Could it be the principal (Michael Pataki), who is automatically a suspect just because he’s played by Michael Pataki?
Or maybe it’s the school’s music teacher, who is fat, balding and wears a powder blue leisure suit?
Or maybe it’s the school security guard, MacGregor (Virgil Frye), who says stuff like, “I could hurt you bad if I put my mind to it!”
Or maybe it’s Felony, the band that shows up to play at some sort of weird pre-graduation roller skating party? Felony — which was an actual band that apparently had one hit in the early 80s — plays a 10-minute song called Gangster Rock. Now, personally, I happen to really like the song so I’m going to include it below. Be warned that, while Felony was performing, the unseen killer managed to kill both Linnea Quigley and her boyfriend, so watch at your own discretion.

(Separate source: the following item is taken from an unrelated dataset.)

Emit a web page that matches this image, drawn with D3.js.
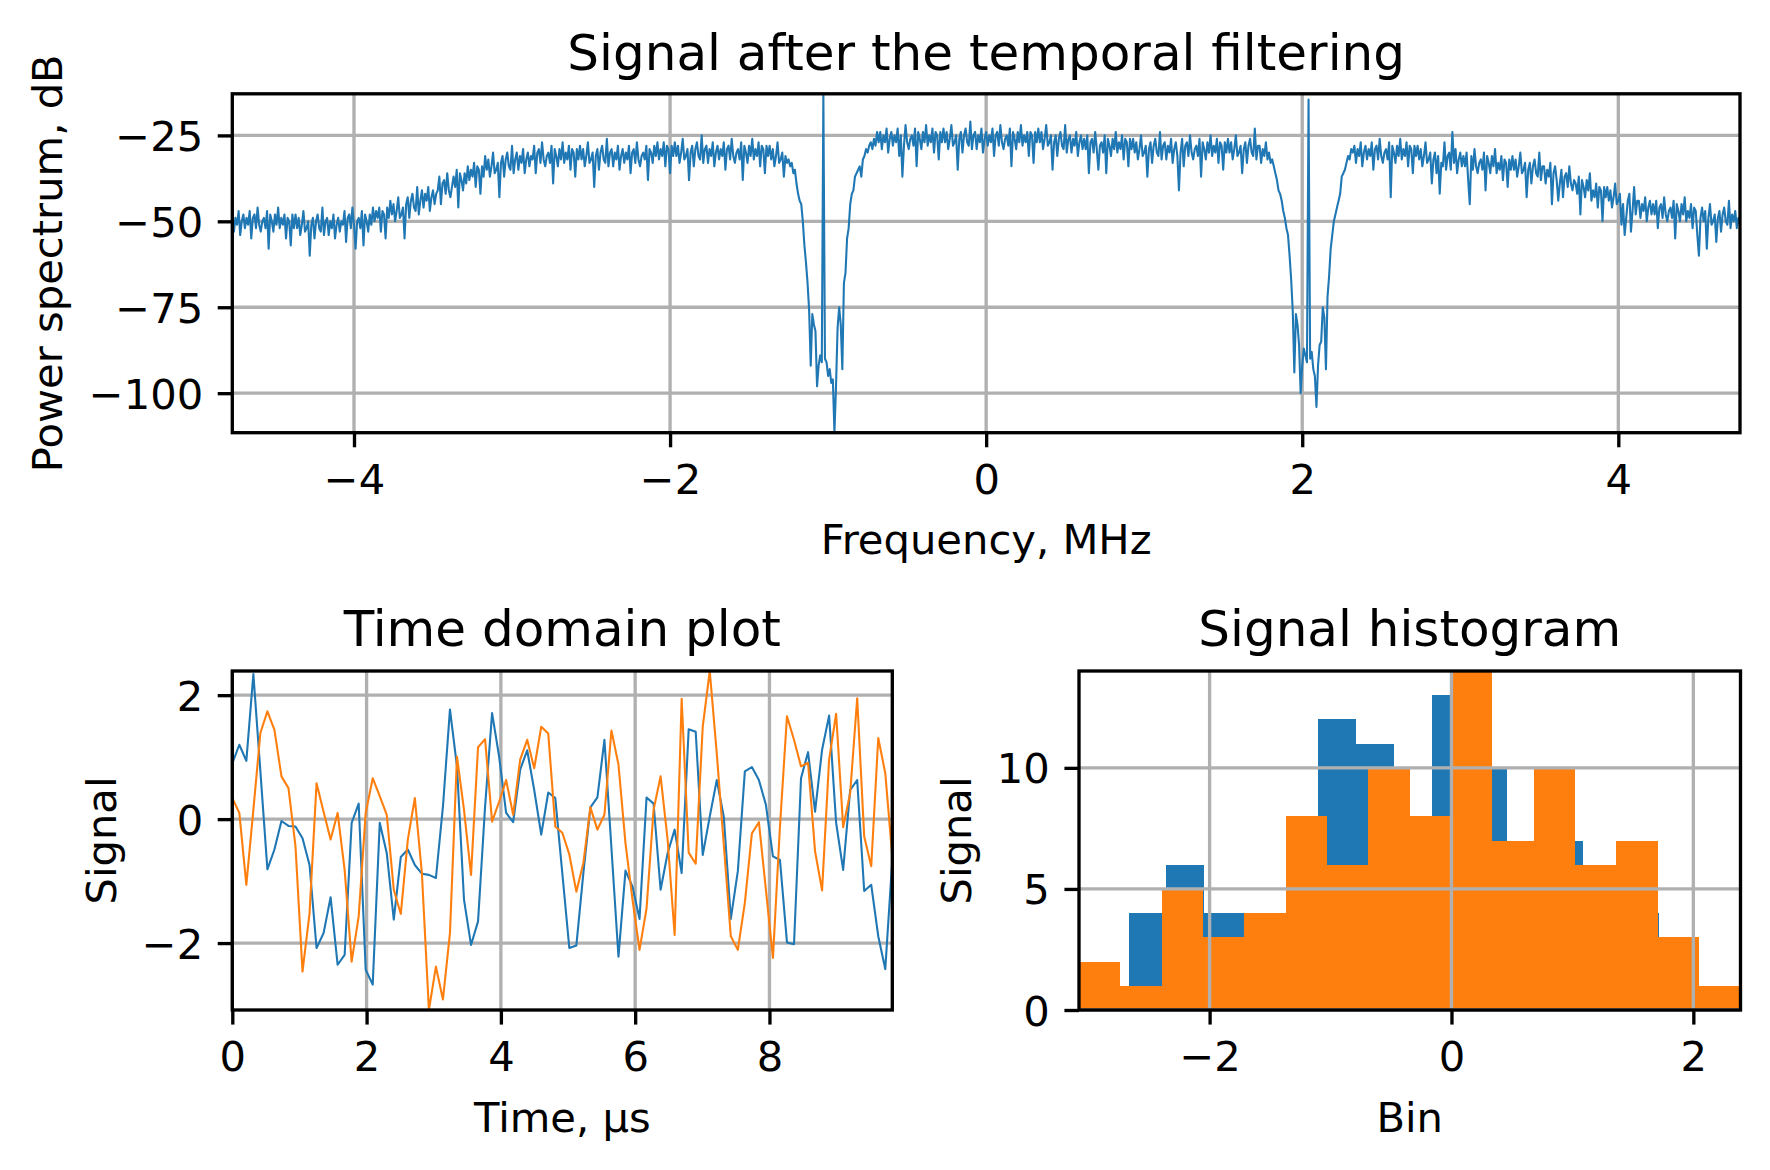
<!DOCTYPE html>
<html><head><meta charset="utf-8">
<script src="https://cdn.jsdelivr.net/npm/d3@7"></script>
<style>body{margin:0;background:#fff}</style>
</head><body><svg id="c" width="1770" height="1170" xmlns="http://www.w3.org/2000/svg"></svg>
<script>
// ---------------- data ----------------
const specStartMHz = -4.77;
const specStepMHz = 0.01;
const spectrumDb = [
-48,-53,-49,-51,-47,-54,-50,-48,-52,-49,
-51,-47,-55,-49,-48,-52,-46,-51,-53,-50,
-49,-52,-47,-58,-48,-50,-53,-48,-51,-46,
-52,-49,-51,-48,-55,-49,-50,-57,-48,-52,
-48,-52,-49,-54,-51,-47,-53,-52,-50,-60,
-51,-49,-55,-50,-48,-52,-53,-46,-54,-50,
-49,-54,-50,-52,-48,-55,-51,-49,-53,-50,
-51,-47,-56,-49,-48,-52,-46,-51,-58,-50,
-49,-52,-47,-57,-48,-50,-53,-48,-51,-46,
-50,-47,-49,-46,-53,-47,-48,-55,-46,-49,
-44,-48,-45,-50,-47,-43,-49,-48,-46,-55,
-45,-43,-49,-44,-42,-46,-47,-40,-48,-44,
-41,-46,-42,-44,-40,-47,-43,-41,-45,-42,
-41,-37,-45,-39,-38,-42,-36,-41,-43,-40,
-37,-40,-35,-46,-36,-38,-41,-36,-39,-34,
-38,-35,-37,-33,-40,-34,-35,-42,-34,-37,
-31,-35,-32,-37,-34,-30,-36,-35,-33,-43,
-33,-31,-37,-32,-30,-34,-35,-28,-36,-32,
-30,-35,-31,-33,-29,-36,-32,-30,-34,-31,
-32,-28,-36,-30,-29,-33,-27,-32,-34,-31,
-30,-33,-28,-39,-29,-31,-34,-29,-32,-27,
-33,-30,-32,-28,-35,-29,-30,-37,-29,-32,
-28,-32,-29,-34,-31,-27,-33,-32,-30,-40,
-31,-29,-35,-30,-28,-32,-33,-26,-34,-30,
-29,-34,-30,-32,-28,-35,-31,-29,-33,-30,
-32,-28,-36,-30,-29,-33,-27,-32,-34,-31,
-30,-32,-28,-38,-29,-30,-33,-28,-31,-27,
-32,-29,-31,-27,-34,-28,-29,-36,-28,-31,
-27,-31,-28,-33,-30,-26,-32,-31,-29,-38,
-30,-28,-34,-29,-27,-31,-32,-25,-33,-29,
-28,-33,-29,-31,-27,-34,-30,-28,-32,-29,
-31,-27,-35,-29,-28,-32,-26,-31,-33,-30,
-29,-32,-27,-38,-28,-30,-33,-28,-31,-26,
-32,-29,-31,-27,-34,-28,-29,-36,-28,-31,
-28,-32,-29,-34,-31,-27,-33,-32,-30,-37,
-31,-33,-32,-34,-33,-36,-35,-39,-42,-44,
-45,-50,-57,-62,-68,-76,-92,-77,-80,-82,
-98,-92,-89,-91,-12.9,-90,-91,-95,-93,-97,
-96,-111.5,-98,-81,-75,-80,-93,-68,-65,-55,
-52,-45,-42,-41,-37,-36,-35,-34,-37,-32,
-31,-29,-30,-28,-27,-29,-26,-28,-24,-27,
-24,-29,-25,-27,-23,-30,-26,-24,-28,-25,
-27,-23,-31,-25,-37,-28,-22,-27,-29,-26,
-25,-28,-23,-34,-24,-26,-29,-24,-27,-22,
-28,-25,-27,-23,-30,-24,-25,-32,-24,-27,
-23,-27,-24,-29,-26,-22,-28,-27,-25,-35,
-26,-24,-30,-25,-23,-27,-28,-21,-29,-25,
-24,-29,-25,-27,-23,-30,-26,-24,-28,-25,
-27,-23,-31,-25,-24,-28,-22,-27,-29,-26,
-25,-28,-23,-34,-24,-26,-29,-24,-27,-22,
-28,-25,-27,-24,-31,-24,-25,-33,-24,-27,
-23,-27,-24,-29,-26,-22,-28,-27,-25,-35,
-27,-25,-31,-26,-24,-28,-29,-22,-30,-26,
-25,-30,-26,-28,-24,-31,-27,-25,-29,-26,
-29,-25,-36,-27,-26,-30,-24,-29,-35,-28,
-27,-30,-25,-36,-26,-28,-31,-26,-29,-24,
-30,-27,-29,-25,-32,-26,-27,-34,-26,-29,
-26,-30,-27,-32,-29,-25,-31,-30,-28,-37,
-29,-27,-33,-28,-26,-30,-31,-24,-32,-28,
-27,-32,-28,-30,-26,-33,-29,-27,-31,-41,
-30,-26,-34,-28,-27,-31,-25,-30,-32,-29,
-28,-31,-26,-37,-27,-29,-32,-27,-30,-25,
-31,-28,-30,-26,-33,-27,-28,-35,-27,-30,
-26,-30,-27,-32,-29,-25,-31,-30,-28,-36,
-29,-27,-33,-28,-26,-30,-31,-23,-32,-28,
-28,-33,-29,-31,-27,-32,-30,-33,-32,-34,
-36,-38,-41,-42,-44,-47,-49,-52,-54,-60,
-67,-76,-94,-77,-80,-86,-100,-92,-87,-89,
-91,-14.6,-90,-88,-93,-95,-104,-92,-86,-85,
-75,-78,-93,-72,-66,-58,-54,-50,-48,-46,
-44,-42,-37,-36,-35,-33,-31,-32,-29,-30,
-28,-33,-29,-31,-27,-34,-30,-28,-32,-29,
-31,-27,-35,-29,-28,-32,-26,-31,-33,-30,
-29,-32,-27,-43,-28,-30,-33,-28,-31,-26,
-32,-29,-31,-27,-34,-28,-29,-36,-28,-31,
-28,-32,-29,-34,-31,-27,-33,-32,-30,-39,
-32,-30,-36,-31,-42,-33,-34,-27,-35,-31,
-30,-35,-24,-33,-29,-36,-32,-30,-34,-31,
-34,-30,-38,-45,-31,-35,-29,-34,-36,-33,
-32,-35,-30,-41,-31,-33,-36,-31,-34,-29,
-36,-33,-35,-31,-38,-32,-33,-40,-32,-35,
-31,-35,-32,-37,-34,-30,-36,-35,-33,-43,
-35,-33,-39,-34,-32,-36,-37,-30,-38,-34,
-34,-39,-35,-37,-33,-45,-36,-34,-38,-44,
-39,-35,-43,-37,-36,-40,-34,-39,-41,-38,
-39,-42,-37,-48,-38,-40,-43,-38,-41,-36,
-44,-41,-43,-39,-46,-40,-41,-50,-40,-43,
-40,-44,-41,-46,-43,-39,-45,-44,-42,-51,
-45,-54,-49,-44,-42,-53,-47,-40,-48,-44,
-44,-49,-45,-47,-43,-50,-46,-44,-48,-45,
-48,-44,-52,-46,-45,-49,-43,-48,-50,-47,
-46,-49,-44,-55,-45,-47,-50,-45,-48,-43,
-50,-47,-49,-45,-52,-46,-47,-54,-60,-49,
-46,-50,-47,-58,-49,-45,-51,-50,-48,-56,
-49,-47,-53,-48,-46,-50,-51,-44,-52,-48,
-50,-47,-52,-49,-51
];

const sampleStepUs = 0.10457;
const signalBlue = [
0.90,1.20,0.94,2.34,0.77,-0.81,-0.49,-0.03,-0.11,-0.12,
-0.31,-0.74,-2.08,-1.84,-1.26,-2.35,-2.19,-0.06,0.25,-2.43,
-2.67,-0.06,-0.55,-1.62,-0.61,-0.49,-0.74,-0.88,-0.90,-0.95,
0.20,1.77,0.85,-1.30,-2.03,-1.65,0.20,1.71,1.01,0.10,
-0.05,0.80,1.11,0.47,-0.25,0.43,0.34,-0.87,-2.08,-2.04,
-0.87,0.19,0.35,1.28,-0.47,-2.22,-0.83,-1.09,-1.61,0.35,
0.25,-1.14,-0.55,-0.17,-0.87,1.45,1.41,-0.58,0.04,0.63,
0.04,-1.61,-0.84,0.77,0.84,0.63,0.23,-0.60,-0.66,-1.99,
-2.02,0.66,1.08,0.12,1.12,1.67,-0.06,-0.82,0.47,0.63,
-1.16,-1.06,-1.89,-2.42,-0.66
];
const signalOrange = [
0.34,0.10,-1.06,0.15,1.39,1.74,1.44,0.69,0.50,-0.44,
-2.46,-1.52,0.58,0.12,-0.33,0.10,-0.82,-2.30,-1.57,0.10,
0.66,0.37,0.07,-1.14,-1.53,-0.33,0.34,-0.87,-3.08,-2.38,
-2.91,-1.84,1.01,0.15,-0.90,1.16,1.29,-0.04,0.28,0.63,
0.07,0.96,1.28,0.82,1.49,1.38,-0.12,-0.22,-0.57,-1.17,
-0.71,0.19,-0.17,0.07,1.43,0.88,-0.39,-1.30,-2.11,-1.44,
0.15,0.69,-0.33,-1.87,1.94,-0.54,-0.72,1.49,2.39,1.06,
-0.41,-1.89,-2.11,-1.35,-0.23,-0.05,-1.14,-2.24,-0.12,1.66,
1.28,0.85,0.91,-0.52,-1.15,0.96,1.70,-0.13,0.42,1.95,
-0.28,-0.76,1.31,0.74,-0.60
];

const histBinCount = 16;
const histCountsBlue   = [4,6,4,4,4,12,11,3,13,10,7,7,4,4,1,1];
const histCountsOrange = [2,1,5,3,4,8,6,10,8,14,7,10,6,7,3,1];

const specXTicks = [-4,-2,0,2,4];
const specYTicks = [-100,-75,-50,-25];
const timeXTicks = [0,2,4,6,8];
const timeYTicks = [-2,0,2];
const histXTicks = [-2,0,2];
const histYTicks = [0,5,10];

// ---------------- style ----------------
const PT = 300/72;
const FS_TICK = 10*PT, FS_TITLE = 12*PT;
const TICK = 3.5*PT, PAD = 3.5*PT, LW = 0.8*PT;
const BLUE = '#1f77b4', ORANGE = '#ff7f0e', GRID = '#b0b0b0';
const FONT = 'DejaVu Sans';

const svg = d3.select('#c');
svg.append('rect').attr('width',1770).attr('height',1170).attr('fill','#fff');

const boxTop = {l:232.3, r:1740, t:93.8, b:432.7};
const boxTime = {l:232.3, r:892.3, t:671, b:1010};
const boxHist = {l:1079, r:1740.5, t:671, b:1010};

function drawGrid(box, x, y, xt, yt) {
  const g = svg.append('g').attr('stroke', GRID).attr('stroke-width', LW);
  xt.forEach(v => g.append('line').attr('x1', x(v)).attr('x2', x(v)).attr('y1', box.t).attr('y2', box.b));
  yt.forEach(v => g.append('line').attr('y1', y(v)).attr('y2', y(v)).attr('x1', box.l).attr('x2', box.r));
}

function drawAxes(box, x, y, xt, yt) {
  const fmt = d => d3.format('d')(d);
  const gx = svg.append('g').attr('transform', `translate(0,${box.b})`)
    .call(d3.axisBottom(x).tickValues(xt).tickSize(TICK).tickPadding(PAD).tickFormat(fmt));
  const gy = svg.append('g').attr('transform', `translate(${box.l},0)`)
    .call(d3.axisLeft(y).tickValues(yt).tickSize(TICK).tickPadding(PAD).tickFormat(fmt));
  [gx, gy].forEach(g => {
    g.select('.domain').remove();
    g.attr('font-size', FS_TICK).attr('font-family', FONT);
    g.selectAll('line').attr('stroke', '#000').attr('stroke-width', LW);
    g.selectAll('text').attr('fill', '#000');
  });
  gx.selectAll('text').attr('dy', '0.775em');
  gy.selectAll('text').attr('dy', '0.36em');
  svg.append('rect').attr('x', box.l).attr('y', box.t)
    .attr('width', box.r - box.l).attr('height', box.b - box.t)
    .attr('fill', 'none').attr('stroke', '#000').attr('stroke-width', LW);
}

function label(txt, x, y, size, rot) {
  const t = svg.append('text').attr('font-family', FONT).attr('font-size', size)
    .attr('text-anchor', 'middle').attr('fill', '#000').text(txt);
  if (rot) t.attr('transform', `translate(${x},${y}) rotate(-90)`);
  else t.attr('x', x).attr('y', y);
}

// ---------------- spectrum ----------------
const freqs = spectrumDb.map((_, i) => specStartMHz + i * specStepMHz);
const xs = d3.scaleLinear().domain(d3.extent(freqs)).range([boxTop.l, boxTop.r]);
const ys = d3.scaleLinear().domain(d3.extent(spectrumDb)).range([boxTop.b, boxTop.t]);
drawGrid(boxTop, xs, ys, specXTicks, specYTicks);
svg.append('path').datum(spectrumDb)
  .attr('d', d3.line().x((d, i) => xs(freqs[i])).y(d => ys(d)))
  .attr('fill', 'none').attr('stroke', BLUE).attr('stroke-width', 0.5*PT).attr('stroke-linejoin', 'round');
drawAxes(boxTop, xs, ys, specXTicks, specYTicks);
label('Signal after the temporal filtering', (boxTop.l + boxTop.r)/2, 70, FS_TITLE);
label('Frequency, MHz', (boxTop.l + boxTop.r)/2, boxTop.b + 121.7, FS_TICK);
label('Power spectrum, dB', 62, (boxTop.t + boxTop.b)/2, FS_TICK, true);

// ---------------- time domain ----------------
const times = signalBlue.map((_, i) => i * sampleStepUs);
const allSig = signalBlue.concat(signalOrange);
const xt = d3.scaleLinear().domain(d3.extent(times)).range([boxTime.l, boxTime.r]);
const yt = d3.scaleLinear().domain(d3.extent(allSig)).range([boxTime.b, boxTime.t]);
drawGrid(boxTime, xt, yt, timeXTicks, timeYTicks);
[[signalBlue, BLUE], [signalOrange, ORANGE]].forEach(([arr, col]) => {
  svg.append('path').datum(arr)
    .attr('d', d3.line().x((d, i) => xt(times[i])).y(d => yt(d)))
    .attr('fill', 'none').attr('stroke', col).attr('stroke-width', 0.5*PT).attr('stroke-linejoin', 'round');
});
drawAxes(boxTime, xt, yt, timeXTicks, timeYTicks);
label('Time domain plot', (boxTime.l + boxTime.r)/2, 646, FS_TITLE);
label('Time, µs', (boxTime.l + boxTime.r)/2, boxTime.b + 121.7, FS_TICK);
label('Signal', 116, (boxTime.t + boxTime.b)/2, FS_TICK, true);

// ---------------- histogram ----------------
function binEdges(arr) {
  const [lo, hi] = d3.extent(arr);
  return d3.range(histBinCount + 1).map(i => lo + i * (hi - lo) / histBinCount);
}
const edgesBlue = binEdges(signalBlue);
const edgesOrange = binEdges(signalOrange);
const xh = d3.scaleLinear().domain(d3.extent(allSig)).range([boxHist.l, boxHist.r]);
const yh = d3.scaleLinear().domain([0, d3.max(histCountsBlue.concat(histCountsOrange))]).range([boxHist.b, boxHist.t]);
[[histCountsBlue, edgesBlue, BLUE], [histCountsOrange, edgesOrange, ORANGE]].forEach(([counts, edges, col]) => {
  svg.append('g').selectAll('rect').data(counts).join('rect')
    .attr('x', (d, i) => xh(edges[i]))
    .attr('width', (d, i) => xh(edges[i + 1]) - xh(edges[i]))
    .attr('y', d => yh(d))
    .attr('height', d => yh(0) - yh(d))
    .attr('fill', col).attr('shape-rendering', 'crispEdges');
});
drawGrid(boxHist, xh, yh, histXTicks, histYTicks);
drawAxes(boxHist, xh, yh, histXTicks, histYTicks);
label('Signal histogram', (boxHist.l + boxHist.r)/2, 646, FS_TITLE);
label('Bin', (boxHist.l + boxHist.r)/2, boxHist.b + 121.7, FS_TICK);
label('Signal', 971, (boxHist.t + boxHist.b)/2, FS_TICK, true);
</script>
</body></html>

How much you enjoy Graduation Day is going to depend on who you see it with. Like most of the early 80s slasher films, Graduation Day is a film that’s best viewed with a group of your most snarky friends. As a group, you can consider such oddities as the fact that, though the film takes place in a large high school, it appears that there’s only about 40 students in the graduating class. You can point out that every single character in the film appears to be a potential homicidal maniac. You can enjoy the nonstop bitterness of Christopher George’s performance. You can talk about different your graduation day was from the one shown in this film. You can argue about who the killer is and then, at the end of the film, you can wonder how someone that stupid could have managed to kill 7 people in one day without anyone ever noticing. Even better, you can all get up and dance to Gangster Rock, just like the doomed characters in the film.